Despite those endorsements, state Rep. Rob Kauffman (R., Franklin) declined to advance such legislation out of his committee.

“We will not be considering red flag in the House Judiciary Committee so long as Chairman Kauffman is chairman,” Kauffman said at the time.

Instead, the committee advanced bills that would increase prison sentences for gun crimes and ease the laws that control where, when, and which weapons an individual can carry. Just one proposal of the bunch reached Wolf’s desk. The governor vetoed it.

Under pressure from conservative activists, most Republicans, with support from some Democrats, sent two more bills that would loosen gun laws to Wolf’s desk last year, including a proposal to allow for permitless concealed carry in the commonwealth. The governor also vetoed those bills.

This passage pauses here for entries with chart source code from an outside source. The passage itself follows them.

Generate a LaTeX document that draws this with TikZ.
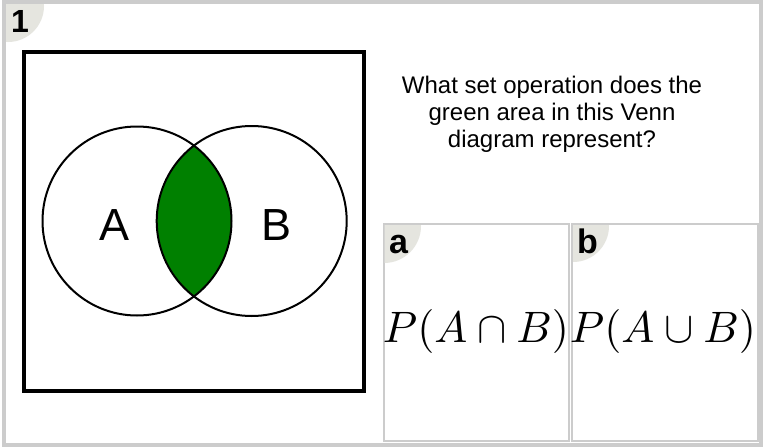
\documentclass[tikz,border=0pt]{standalone}
\usepackage{graphicx}
\usepackage{fontspec}
\setmainfont{Liberation Sans}
\begin{document}
\begin{tikzpicture}[x=1pt,y=-1pt,
  framegray/.style={draw=black!20},
  badge/.style={fill=badgegray},
  badgelabel/.style={anchor=base west,inner sep=0pt,font=\bfseries\fontsize{34}{38}\selectfont},
  venncirc/.style={draw=black,line width=2pt},
  vennlabel/.style={anchor=base,inner sep=0pt,font=\fontsize{45}{50}\selectfont},
  answer/.style={anchor=base,inner sep=0pt,font=\fontsize{10}{12}\selectfont},
  optbox/.style={draw=black!20,line width=2pt,fill=white}]
\definecolor{badgegray}{RGB}{229,229,223}
\definecolor{vgreen}{RGB}{0,128,0}
\useasboundingbox (0,0) rectangle (768,447);
\fill[white] (0,0) rectangle (768,447);
% badge 1
\begin{scope}
  \clip (4,2) rectangle (761,445);
  \fill[badge] (8,6) circle[radius=36];
\end{scope}
\node[badgelabel,font=\bfseries\fontsize{32}{34}\selectfont] (n1) at (11,32) {1};
% outer frame
\draw[framegray,line width=4pt] (4,1.5) rectangle (761,445);
% venn square
\draw[line width=3.5pt] (24,52) rectangle (364,391);
% intersection
\begin{scope}
  \clip (137,221) circle[radius=94.5];
  \fill[vgreen] (251.7,221) circle[radius=95];
\end{scope}
\draw[venncirc] (137,221) circle[radius=94.5];
\draw[venncirc] (251.7,221) circle[radius=95];
\node[vennlabel] (la) at (115,240) {A};
\node[vennlabel] (lb) at (276.5,240) {B};
% question
\node[align=center,inner sep=0pt,font=\fontsize{24}{27}\selectfont] (q) at (552,114)
  {What set operation does the\\green area in this Venn\\diagram represent?};
% option boxes
\draw[optbox] (383.5,224) rectangle (569,441);
\draw[optbox] (572,224) rectangle (758,441);
\begin{scope}
  \clip (384.5,225) rectangle (568,440);
  \fill[badge] (384,226) circle[radius=37];
\end{scope}
\begin{scope}
  \clip (573,225) rectangle (757,440);
  \fill[badge] (573,226) circle[radius=36];
\end{scope}
\node[badgelabel] (ba) at (389,253) {a};
\node[badgelabel] (bb) at (577,253) {b};
\node[answer] (ansa) at (476,342) {\scalebox{4.4}{$P(A\cap B)$}};
\node[answer] (ansb) at (663,342) {\scalebox{4.4}{$P(A\cup B)$}};
\end{tikzpicture}
\end{document}
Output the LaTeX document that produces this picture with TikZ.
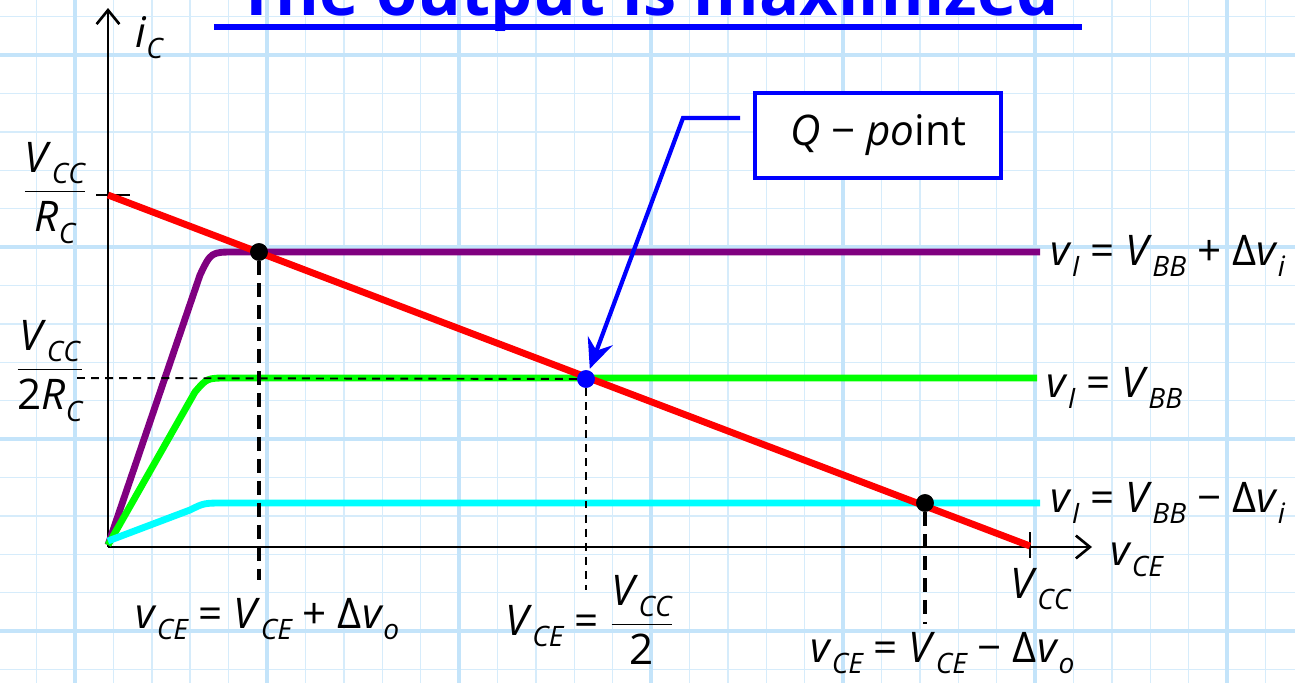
\documentclass[tikz,border=0pt]{standalone}
\usepackage{fontspec}
\setmainfont{Open Sans}
\usepackage{tikz}
\usetikzlibrary{
  arrows.meta,
  positioning,
  calc,
}
\definecolor{gridminor}{HTML}{D6ECFB}
\definecolor{gridmajor}{HTML}{C4E4FA}
\definecolor{qblue}{HTML}{0000FF}
\definecolor{loadred}{HTML}{FF0000}
\definecolor{hipurple}{HTML}{800080}
\definecolor{midgreen}{HTML}{00FF00}
\definecolor{locyan}{HTML}{00FFFF}
\newcommand{\vsb}[2]{\textit{#1}\raisebox{-6.5pt}{\fontsize{16}{16}\selectfont\itshape #2}}
\tikzset{
  font=\fontsize{24}{28}\selectfont,
  title/.style={font=\bfseries\fontsize{38}{40}\selectfont, text=qblue, anchor=base, inner xsep=13pt},
  uline/.style={qblue, line width=3pt},
  grid minor/.style={gridminor, line width=0.8pt},
  grid major/.style={gridmajor, line width=1.8pt},
  axis/.style={line width=1.5pt, -{Straight Barb[length=8pt,width=13pt,line width=1.5pt]}},
  tick/.style={line width=1.2pt},
  curve/.style={line width=3.9pt, line join=round, draw=#1},
  guide thick/.style={line width=2.2pt, dash pattern=on 8pt off 4.5pt},
  guide thin/.style={line width=1.1pt, dash pattern=on 4.5pt off 3.5pt},
  dot/.style={circle, fill=#1, inner sep=0pt, minimum size=10pt},
  lbl/.style={anchor=base west, inner sep=0pt},
  qbox/.style={draw=qblue, line width=2.3pt, fill=white, minimum width=140pt, minimum height=48pt},
  qarrow/.style={qblue, line width=2.4pt, -{Stealth[length=17pt,width=15pt,inset=6pt]}, shorten >=1pt},
}

\begin{document}
\begin{tikzpicture}[x=0.02cm,y=-0.02cm]
  \useasboundingbox (0,0) rectangle (1295,683);

  % graph paper
  \begin{scope}
    \clip (0,0) rectangle (1295,683);
    \fill[white] (0,0) rectangle (1295,683);
    \foreach \k in {-1,...,32} {
      \draw[grid minor] ({75+38.4*\k},0) -- ({75+38.4*\k},683);
    }
    \foreach \k in {-1,...,16} {
      \draw[grid minor] (0,{55+38.4*\k}) -- (1295,{55+38.4*\k});
    }
    \foreach \k in {0,...,6} {
      \draw[grid major] ({75+192*\k},0) -- ({75+192*\k},683);
    }
    \foreach \k in {0,...,3} {
      \draw[grid major] (0,{55+192*\k}) -- (1295,{55+192*\k});
    }
  \end{scope}

  % title, cut at the top edge
  \node[title] (ttl) at (648,15) {The output is maximized};
  \draw[uline] ($(ttl.base west)+(0,12)$) -- ($(ttl.base east)+(0,12)$);

  % axes
  \coordinate (origin) at (108,547);
  \coordinate (xend) at (1092,547);
  \coordinate (yend) at (108,8);
  \draw[axis] (origin) -- (xend);
  \draw[axis] (origin) -- (yend);
  \node[lbl] (ic) at (135,47) {\vsb{i}{C}};
  \node[lbl] (vce) at (1110,565) {\vsb{v}{CE}};

  % ticks
  \coordinate (isat) at (108,195);
  \coordinate (vcc) at (1030,546);
  \draw[tick] ($(isat)+(-12,0)$) -- ($(isat)+(22,0)$);
  \draw[tick] ($(vcc)+(0,-14)$) -- ($(vcc)+(0,12)$);
  \node (fracsat) at (55,193) {$\displaystyle\frac{\hbox{\vsb{V}{CC}}}{\hbox{\vsb{R}{C}}}$};
  \node (frachalf) at (50,371) {$\displaystyle\frac{\hbox{\vsb{V}{CC}}}{\hbox{2\vsb{R}{C}}}$};
  \node[lbl] (vcclab) at (1010,598) {\vsb{V}{CC}};

  % transfer curves
  \draw[curve=hipurple] (108,545) -- (200,275) .. controls (211,252) .. (235,252) -- (1040,252);
  \draw[curve=midgreen] (108,545) -- (195,392) .. controls (207,378) .. (228,378) -- (1037,378);
  \draw[curve=locyan] (108,541) -- (190,510) .. controls (204,503) .. (225,503) -- (1040,503);

  % load line
  \draw[curve=loadred, line cap=butt] (isat) -- (vcc);

  \node[lbl] (lbhi) at (1050,265) {\vsb{v}{I} = \vsb{V}{BB} + Δ\vsb{v}{i}};
  \node[lbl] (lbmid) at (1046,397) {\vsb{v}{I} = \vsb{V}{BB}};
  \node[lbl] (lblo) at (1050,512) {\vsb{v}{I} = \vsb{V}{BB} − Δ\vsb{v}{i}};

  % operating points
  \node[dot=black] (dhi) at (259,252) {};
  \node[dot=qblue] (qpt) at (586,379) {};
  \node[dot=black] (dlo) at (925,503) {};

  \coordinate (dhifoot) at (259,580);
  \coordinate (qfoot) at (586,590);
  \coordinate (qleft) at (77,378);
  \coordinate (dlofoot) at (925,624);
  \draw[guide thick] (dhi) -- (dhifoot);
  \draw[guide thin] (qpt) -- (qfoot);
  \draw[guide thin] (qpt) -- (qleft);
  \draw[guide thick] (dlo) -- (dlofoot);
  \node[dot=black] at (dhi) {};
  \node[dot=qblue] at (qpt) {};
  \node[dot=black] at (dlo) {};

  \node[lbl] (swhi) at (135,628) {\vsb{v}{CE} = \vsb{V}{CE} + Δ\vsb{v}{o}};
  \node[lbl] (swmid) at (505,635) {\vsb{V}{CE} = $\displaystyle\frac{\hbox{\vsb{V}{CC}}}{\hbox{2}}$};
  \node[lbl] (swlo) at (810,662) {\vsb{v}{CE} = \vsb{V}{CE} − Δ\vsb{v}{o}};

  % Q-point callout
  \node[qbox] (qbox) at (878,135.5) {\textit{Q} − \textit{po}int};
  \coordinate (qbend) at (683,118);
  \draw[qarrow] ($(qbox.west)+(-13,-17.5)$) -- (qbend) -- (qpt);
\end{tikzpicture}
\end{document}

Democrats in the legislature largely support stricter gun laws, including expanding background checks, mandatory reporting for lost and stolen guns, and requiring gun owners to lock up their firearms in a safe when not in use.

Unhappy with inaction by Republicans, House Democrats tried to force a rare floor vote on an assault weapons ban just days after the Uvalde school shooting.

The measure failed 87-111 nearly along party lines.

“No matter how many moments of silence there are, no matter how many tweets there are saying ‘thoughts and prayers,’ no matter how many times we seem to march and rally, when we get to this state capitol, nothing happens,” House Minority Leader Joanna McClinton (D., Philadelphia) said after the vote. “The laws don’t change.”